The Prai Industrial Park in 1990.

These were purposed to accelerate growth by regenerating employment, and have now matured to be the cornerstone of Penang’s economy. Vital in attracting FDIs, Penang has been dubbed “Silicon Valley of the East”. 

Today, PDC’s 11 industrial parks provide a robust environment for both local and international businesses.

Workers at Penang Electronics, the first electronics plant in Penang set up by PDC.

Next-Gen Industrial Parks

More than 350 MNCs (Multinational Corporations) and 4,000 manufacturing-related SMI/SMEs (Small and Medium Industries/ Enterprises) call Penang home today.

The uniqueness of PDC’s industrial parks lies in their proximity to one another, a 40km radius at most, forming a solid industrial nucleus and supply chain network. These parks are connected by major highways, by seaports and by an airport. For 2023, Penang attracted 41% of the manufacturing FDI inflow into Malaysia.

The Japanese-invested factory in 1974.

As PDC looks forward to what is to come, its CEO, Aziz Bakar, highlights the fact that next-generation industrial parks “will be infra-ready, focusing on the synergies between sustainability and efficiency by harnessing the power of Internet of Things (IoT) and holistic management”. Following Environmental Social Governance (ESG) and Sustainable Development Goals (SDG) values, PDC’s next-gen industrial parks will be designed with world-class industrial facilities, green features, multipurpose public spaces and amenities where business and life can coexist.

Signing of PDC Tun Lim and Somicon in 1984.

PDC does not solely create large industrial parks, it also hones in on developing employees that will lead companies in the future. Aziz emphasised that the corporation’s focus now is on technological intensity and the generation of employment opportunities.

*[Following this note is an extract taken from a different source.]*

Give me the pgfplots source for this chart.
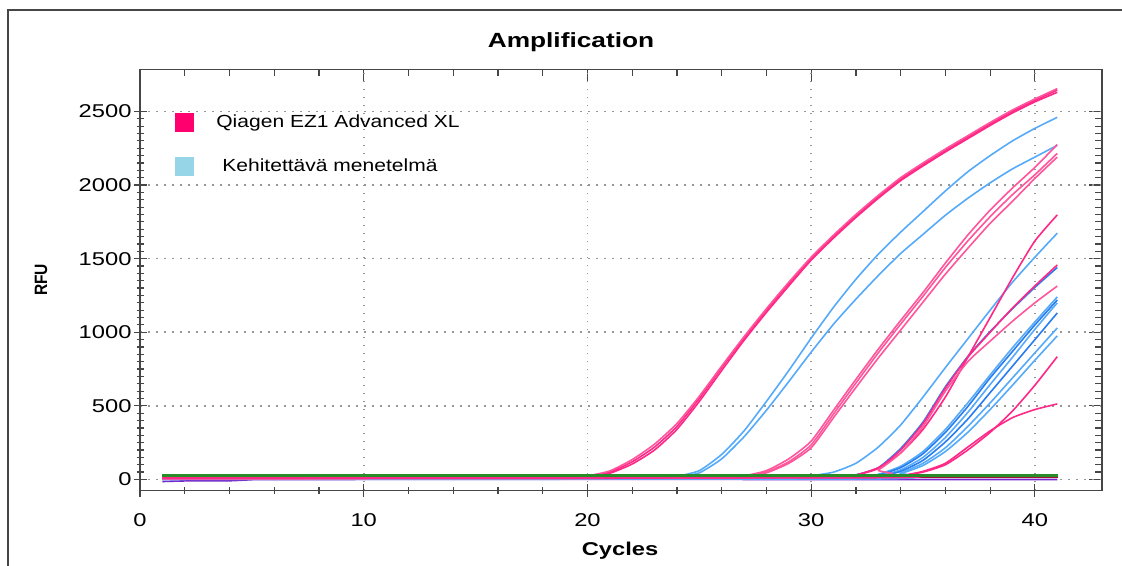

“Penang has been the choice location for investors, and with the surging demand for land by industrial players, PDC must be innovative and efficient in planning the future of industrial parks,” Aziz remarked.

Bayan Lepas FTZ 2024.

With over 50 years of experience in industrial development, PDC continues to shape Penang’s economic journey by drawing both domestic and foreign investors to its vibrant, next-generation industrial parks. These attainments testify not only to PDC’s enduring legacy but also its commitment to the fostering of continued industrial progress.

Penang Science Park 2024.

  • [1] Message to all members and branches from Acting National Chairman of Gerakan, Y.A.B. Dr Lim Chong Eu, 16 July 1971”, reprinted as “Party Crisis” in Lim Choon Sooi, ed., Towards the Future: Selected Speeches and Statements of Lim Chong Eu, 1970-1989 (Penang: Oon Chin Seang, 1990), 15-16.
  • [2] Batu Kawan Industrial Park 3 (BKIP3), the 10th industrial park, was launched by Prime Minister Anwar Ibrahim in February 2024.